Trading considerations

  • Producers: Use rallies to advance sales for 2025/26 and part of 2026/27, as higher US and global stock projections limit upside. Consider incremental hedging rather than all-at-once selling to retain flexibility if weather turns adverse.
  • Consumers (feed, starch, ethanol): Gradually extend coverage on price dips, especially from competitive origins such as Ukraine and Brazil. The current balance argues against an immediate supply squeeze, but weather or logistics could trigger short-term spikes.
  • Traders: Bias towards selling strength rather than chasing rallies. Watch US weather and Brazil’s second-crop harvest pace for potential short-covering catalysts, but expect strong resistance if prices move significantly above recent ranges.

3‑day regional price indication (directional)

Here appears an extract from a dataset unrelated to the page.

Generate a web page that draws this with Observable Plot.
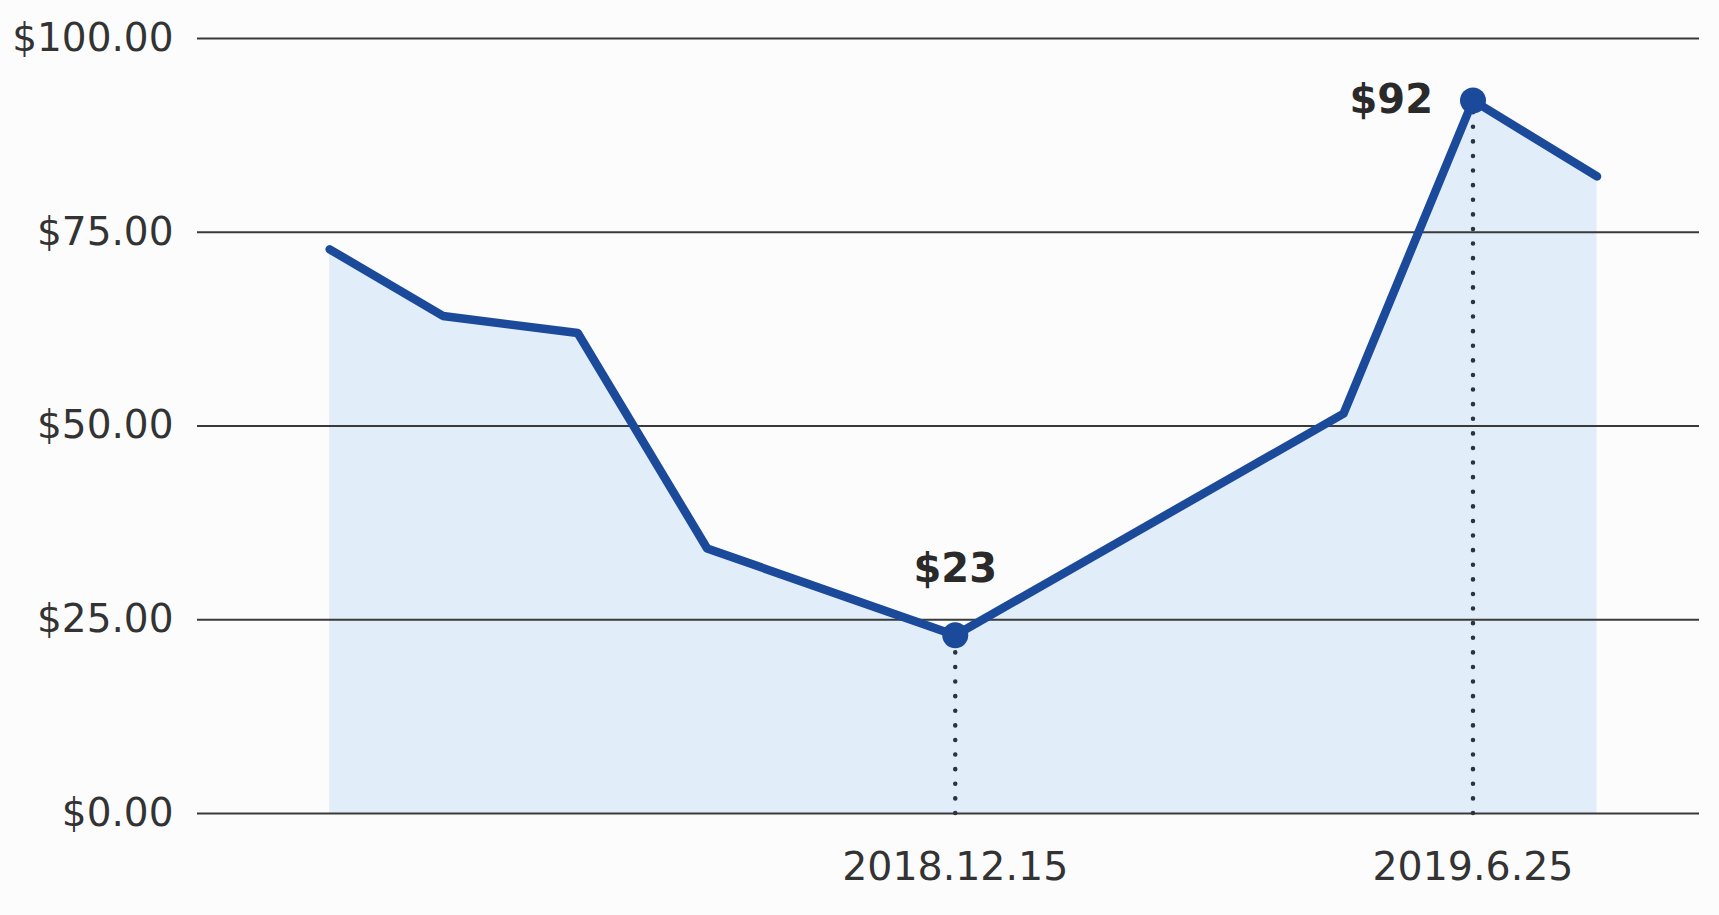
<!DOCTYPE html>
<html>
<head>
<meta charset="utf-8">
<script src="https://cdn.jsdelivr.net/npm/d3@7"></script>
<script src="https://cdn.jsdelivr.net/npm/@observablehq/plot@0.6"></script>
<style>
  html, body { margin: 0; padding: 0; background: #fcfcfc; }
  #chart svg { display: block; }
</style>
</head>
<body>
<div id="chart"></div>
<script>
const dates = ["2018-04-27", "2018-06-08", "2018-07-28", "2018-09-14", "2018-12-15", "2019-05-08", "2019-06-25", "2019-08-10"];
const prices = [72.8, 64.2, 62.0, 34.2, 23, 51.6, 92, 82.2];
const highlightDates = ["2018-12-15", "2019-06-25"];
const highlightValues = [23, 92];
const highlightLabels = ["$23", "$92"];
const yTicks = [0, 25, 50, 75, 100];
const xDomain = ["2018-03-09", "2019-09-17"];

const parse = d3.utcParse("%Y-%m-%d");
const data = dates.map((d, i) => ({date: parse(d), price: prices[i]}));
const hl = highlightDates.map((d, i) => ({date: parse(d), price: highlightValues[i], label: highlightLabels[i]}));
const fmtDate = d => `${d.getUTCFullYear()}.${d.getUTCMonth() + 1}.${d.getUTCDate()}`;

const chart = Plot.plot({
  width: 1719,
  height: 915,
  marginTop: 38,
  marginBottom: 102,
  marginLeft: 197,
  marginRight: 20,
  style: {fontFamily: "DejaVu Sans", fontSize: "38px", color: "#333", background: "#fcfcfc"},
  x: {type: "utc", domain: xDomain.map(parse), label: null},
  y: {domain: [0, 100], label: null},
  marks: [
    Plot.areaY(data, {x: "date", y: "price", fill: "#e2edfa"}),
    Plot.ruleY(yTicks, {stroke: "#3a3a3a", strokeWidth: 2}),
    Plot.ruleX(hl, {x: "date", y1: 0, y2: "price", stroke: "#2b3340", strokeWidth: 4.5, strokeDasharray: "0.1,14.5", strokeLinecap: "round"}),
    Plot.lineY(data, {x: "date", y: "price", stroke: "#1b4a9b", strokeWidth: 8.5, strokeLinejoin: "round", strokeLinecap: "round"}),
    Plot.dot(hl, {x: "date", y: "price", r: 13, fill: "#1b4a9b"}),
    Plot.text(hl.slice(0, 1), {x: "date", y: "price", text: "label", dy: -66, fontSize: 40, fontWeight: "bold", fill: "#2a2a2a"}),
    Plot.text(hl.slice(1), {x: "date", y: "price", text: "label", dx: -40, textAnchor: "end", fontSize: 40, fontWeight: "bold", fill: "#2a2a2a"}),
    Plot.axisY(yTicks, {tickSize: 0, tickPadding: 24, tickFormat: v => "$" + v.toFixed(2), fontSize: 39, fill: "#333", label: null}),
    Plot.axisX(highlightDates.map(parse), {tickSize: 0, tickPadding: 38, tickFormat: fmtDate, fontSize: 39.5, fill: "#333", label: null})
  ]
});
document.getElementById("chart").append(chart);
</script>
</body>
</html>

  • Ukraine, Odesa FCA/FOB: Slightly softer to sideways in EUR, as global stocks weigh and harvest prospects in key exporters remain favourable.
  • France, FOB Paris: Mostly sideways; EU-specific supply adjustments are too small to detach from global benchmarks.
  • US Gulf (indicative, EUR-equivalent): Mild downside bias, unless US weather deteriorates or export sales surprise further to the upside.